Almost instantly, Rocky Gogoi, the band’s live audio engineer, stationed at the Front of House (FOH) manning numerous knobs and jiggling feathers in the Venue SC-48 (monitor mixer), diligently obliged. “Do you need more of Teji’s (Toko) drum in it too?” he’d ask through the ‘talkback’, a system in the monitor mixer used by engineers to communicate with the performers on stage via separate channels. A couple of minutes passed and Taba broke into one of his most popular numbers, Aao Chale.
Concert-goers who frequently attend shows are familiar with such scenes, and they’d all concur that if it weren’t for the live audio engineers, watching one’s favourite performer live on stage wouldn’t have been as enjoyable as it is now.

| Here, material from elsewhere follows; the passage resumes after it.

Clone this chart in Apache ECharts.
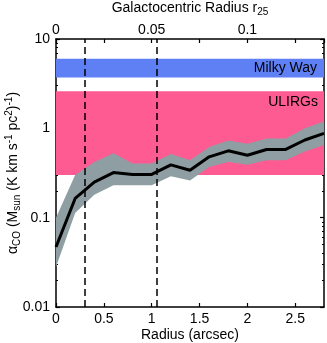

Today, the North East is teeming with many seasoned professionals who chose to remain in the region and make a significant contribution to the region’s thriving live music scene rather than leaving its frontiers to seek a career in big cities. “A trained-ear is a quintessential trait of every live sound engineer, and those in the North East have an edge over others because the majority of them have been musicians first. For instance, musicians-turned-audio techies know when to use what — the equalisation, the nuances of using effects, the needs of a musical genre, and so on and so forth. We (as a band) have been blessed because most of the engineers who mix for us in the region are our fans,” opines Rudy Wallang, founder of the internationally acclaimed blues band Soulmate from Shillong.